Taymor also fills her film with great, playful visual flourishes as well, as is the case in one telling sequence that has the elder Steinem fending off the lecherous advances of a TV interviewer, which then culminates in glorious fantasy montage of swirling images that echoes THE WIZARD OF OZ and has all of the Glorias angrily shaking their finger wags of shame at this male stooge.  Moments like this are broad, yes, but they help to frame the damning hardships that Steinem (and women in general) have had to face in a male dominated media world.  The overall production design is stellar as well, with Rodrigo Prieto's stunningly textured cinematography giving all of the aforementioned time periods their own aura (complimenting all of this is the stunning period costume design by Sandy Powell, which highlights what a fashion standout Steinem was as well).  It's also a wise move to frame the bus sequences in black and white and with sprinkles of color added in here and there.  It gives THE GLORIAS a dreamlike quality of having past and present magically coalesce with one another. 

The actresses front and center here have to carry much of the film's heavy lifting as well, and I don't think THE GLORIAS could have been better cast than it was, with the always luminous and versatile Vikander in particular standing out as the younger Steinem, who's filled with so much passionate drive that frequently collides with the subjugating norms of her era.  I also liked Ryan Kiera Armstrong's work as the even young Steinem that hero worshipped her dear old dad and his zest for trekking through the heartland of America.  Lulu Wilson is also equally strong playing the teenage Steinem that's task with essentially raising herself while dealing with the arduous demands of a mentally ill and unstable mother at home.  Then there's Moore's aging Steinem, just as important as the others before her, who has to evoke a woman that has had decades of experience under her belt and uses that to build up her very public image as a confident and cunning spokesperson and leader that has so many looking up to her for inspiration.  THE GLORIAS simply represents an embarrassment of performance riches. 

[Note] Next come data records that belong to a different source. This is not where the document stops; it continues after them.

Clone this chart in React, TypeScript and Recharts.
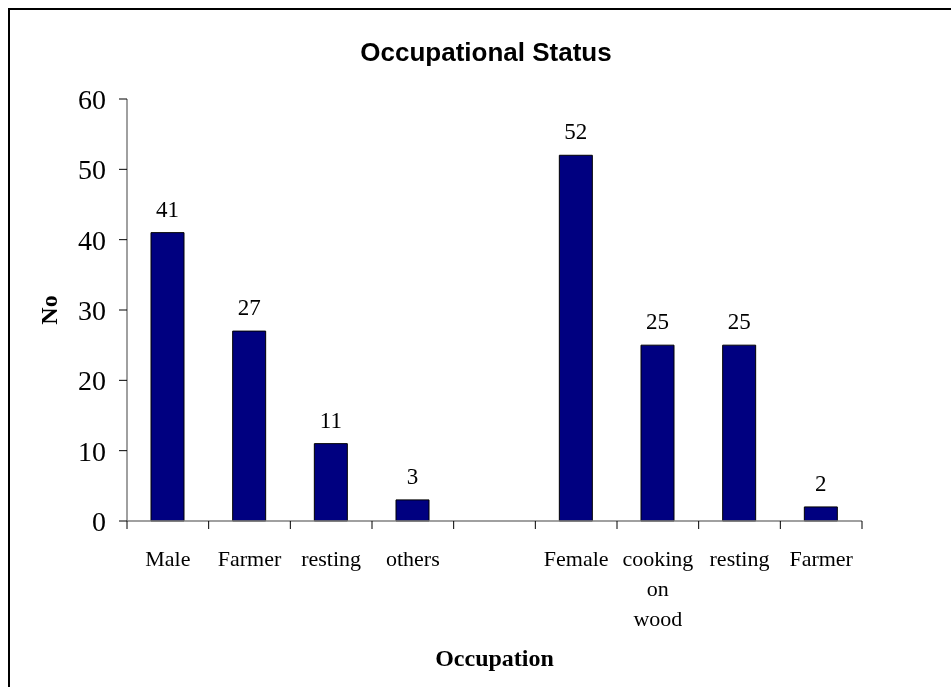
import React from 'react';
import { BarChart, Bar, XAxis, YAxis, LabelList } from 'recharts';

const categories = ['Male', 'Farmer', 'resting', 'others', '', 'Female', 'cooking on wood', 'resting', 'Farmer'];
const counts: (number | null)[] = [41, 27, 11, 3, null, 52, 25, 25, 2];
const yTicks = [0, 10, 20, 30, 40, 50, 60];
const chartTitle = 'Occupational Status';
const xTitle = 'Occupation';
const yTitle = 'No';

const data = categories.map((c, i) => ({ id: `c${i}`, label: c, value: counts[i] }));

const SERIF = "'Liberation Serif', 'Times New Roman', serif";
const SANS = "'Liberation Sans', Arial, sans-serif";

const W = 935;
const H = 671;
const TICK = 8;

const XTick = (props: any) => {
  const { x, y, payload, index } = props;
  const idx = data.findIndex((d) => d.id === payload.value);
  const label = idx >= 0 ? data[idx].label : '';
  const half = payload.offset || 0;
  const axisY = y - TICK;
  const lines = label ? label.split(' ') : [];
  const isLast = idx === data.length - 1;
  return (
    <g>
      <line x1={x - half} x2={x - half} y1={axisY} y2={axisY + TICK} stroke="#000" strokeWidth={1} />
      {isLast && (
        <line x1={x + half} x2={x + half} y1={axisY} y2={axisY + TICK} stroke="#000" strokeWidth={1} />
      )}
      {lines.length > 0 && (
        <text x={x} y={y + 37} textAnchor="middle" fontFamily={SERIF} fontSize={22} fill="#000">
          {lines.map((ln, i) => (
            <tspan key={i} x={x} dy={i === 0 ? 0 : 30}>
              {ln}
            </tspan>
          ))}
        </text>
      )}
    </g>
  );
};

export default function App() {
  return (
    <div style={{ position: 'relative', width: W, height: H }}>
      <div
        style={{
          position: 'fixed',
          left: 8,
          top: 8,
          width: 960,
          height: 700,
          borderLeft: '2px solid #000',
          borderTop: '2px solid #000',
          boxSizing: 'border-box',
          pointerEvents: 'none',
        }}
      />
      <div style={{ position: 'absolute', left: 0, top: 0 }}>
        <BarChart
          width={W}
          height={H}
          data={data}
          margin={{ top: 91, right: 81, left: 59, bottom: 98 }}
        >
          <XAxis
            dataKey="id"
            type="category"
            height={60}
            axisLine={{ stroke: '#808080', strokeWidth: 1.5 }}
            tickLine={false}
            tickSize={TICK}
            tickMargin={0}
            tick={<XTick />}
            interval={0}
          />
          <YAxis
            width={60}
            domain={[0, 60]}
            ticks={yTicks}
            interval={0}
            axisLine={{ stroke: '#808080', strokeWidth: 1.5 }}
            tickLine={{ stroke: '#000' }}
            tickSize={TICK}
            tickMargin={13}
            tick={{ fontFamily: SERIF, fontSize: 28, fill: '#000' }}
          />
          <Bar dataKey="value" fill="#000080" stroke="#000" strokeWidth={1} barSize={33} isAnimationActive={false}>
            <LabelList
              dataKey="value"
              position="top"
              offset={16}
              fontFamily={SERIF}
              fontSize={23}
              fill="#000"
            />
          </Bar>
        </BarChart>
      </div>
      <svg
        width={W}
        height={H}
        style={{ position: 'absolute', left: 0, top: 0, pointerEvents: 'none' }}
      >
        <text x={478} y={53} textAnchor="middle" fontFamily={SANS} fontWeight="bold" fontSize={26} fill="#000">
          {chartTitle}
        </text>
        <text
          transform="translate(48.5, 302) rotate(-90)"
          x={0}
          y={0}
          textAnchor="middle"
          fontFamily={SERIF}
          fontWeight="bold"
          fontSize={24}
          fill="#000"
        >
          {yTitle}
        </text>
        <text x={486.5} y={658} textAnchor="middle" fontFamily={SERIF} fontWeight="bold" fontSize={24} fill="#000">
          {xTitle}
        </text>
      </svg>
    </div>
  );
}
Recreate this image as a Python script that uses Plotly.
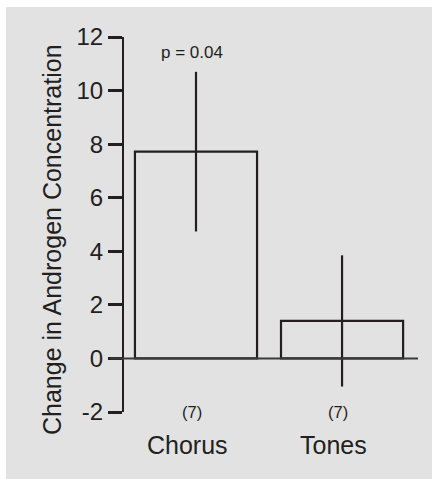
import plotly.graph_objects as go

categories = ["Chorus", "Tones"]
means = [7.72, 1.40]
errors = [2.98, 2.45]
n_labels = ["(7)", "(7)"]
p_text = "p = 0.04"
y_ticks = [-2, 0, 2, 4, 6, 8, 10, 12]
y_title = "Change in Androgen Concentration"

INK = "#231f20"
BG = "#e2e2e2"
FONT = "Liberation Sans, Arial, sans-serif"

W, H = 432, 479
L, R, T, B = 124, 14, 37, 67
pw, ph = W - L - R, H - T - B

fig = go.Figure()
fig.add_trace(go.Bar(
    x=categories, y=means, width=0.836,
    marker=dict(color="rgba(0,0,0,0)", line=dict(color=INK, width=2.2)),
    error_y=dict(type="data", array=errors, visible=True, width=0, thickness=2.2, color=INK),
    showlegend=False, hoverinfo="skip",
))

# grey panel (white strip at top and left)
fig.add_shape(type="rect", xref="paper", yref="paper", layer="below",
              x0=(6 - L) / pw, x1=(W - L + 5) / pw,
              y0=-(B + 5) / ph, y1=(H - B - 7) / ph,
              fillcolor=BG, line=dict(width=0))
# zero line extending left of the axis
fig.add_shape(type="line", xref="paper", yref="y",
              x0=-14 / pw, x1=1, y0=0, y1=0,
              line=dict(color="#3a3a3a", width=2))

fig.add_annotation(text=p_text, x=categories[0], y=12, yref="y", xshift=-4, yshift=-15,
                   showarrow=False, font=dict(size=17, color=INK, family=FONT))
for c, n in zip(categories, n_labels):
    fig.add_annotation(text=n, x=c, y=-2, yref="y", xshift=-4, yshift=0,
                       showarrow=False, font=dict(size=16.5, color=INK, family=FONT))
    fig.add_annotation(text=c, x=c, y=-2, yref="y", xshift=-9, yshift=-33,
                       showarrow=False, font=dict(size=25, color=INK, family=FONT))

fig.add_annotation(text=y_title, xref="paper", yref="paper",
                   x=-72 / pw, y=172 / ph, textangle=-90,
                   xanchor="center", yanchor="middle",
                   showarrow=False, font=dict(size=25, color=INK, family=FONT))

fig.update_layout(
    width=W, height=H,
    margin=dict(l=L, r=R, t=T, b=B),
    paper_bgcolor="white", plot_bgcolor="rgba(0,0,0,0)",
    font=dict(family=FONT, color=INK),
    xaxis=dict(range=[-0.493, 1.52], showticklabels=False, showline=False,
               showgrid=False, zeroline=False, ticks=""),
    yaxis=dict(range=[-2, 12], tickvals=y_ticks, ticktext=[str(v) for v in y_ticks],
               showline=True, linecolor=INK, linewidth=2.2,
               ticks="outside", ticklen=14, tickwidth=2.5, tickcolor=INK,
               showgrid=False, zeroline=False,
               tickfont=dict(size=24, color=INK, family=FONT)),
)

fig.write_html("out.html", config={"displayModeBar": False},
               post_script="document.body.style.margin='0';document.body.style.overflow='hidden';")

Even I'll concede, though, that the long running time sometimes works for and against Taymor's best efforts.  Clearly, it would be impossible and inappropriate for a short film to do proper justice to Steinem's life and work, but even at two and a half hours I was somewhat disappointed that more time wasn't spent on other behind-the-scenes aspects of her times, like, for example, her marriage to entrepreneur David Bale (father to, yes, Christian Bale himself), and how that further moulded her.  We get a lot of backstory about Steinem's childhood and teenage years as well as a good chunk focusing on her early professional success, but we don't get much else about her outside of her tireless activist work in the latter stages of her life.  Minor critical gripes aside, I was greatly taken in with THE GLORIAS as an enriching and intoxicating multi-decade portal into the forces that gave way to one of the 20th Century's most potently unstoppable feminist voices, and it's acted and directed with unwavering flair and passion.  And its delectably offbeat shared road trip into the past framing device just works.  Nothing Steinem did in life followed a simple and easily navigated straight lined path to recognition and achievement in her field, so THE GLORIAS' eccentric handling of her journey is most definitely a fitting one.  And how wonderful is it to see a film about a legendary woman that's written and directed by a woman and starring women that are all at the top of their respective games?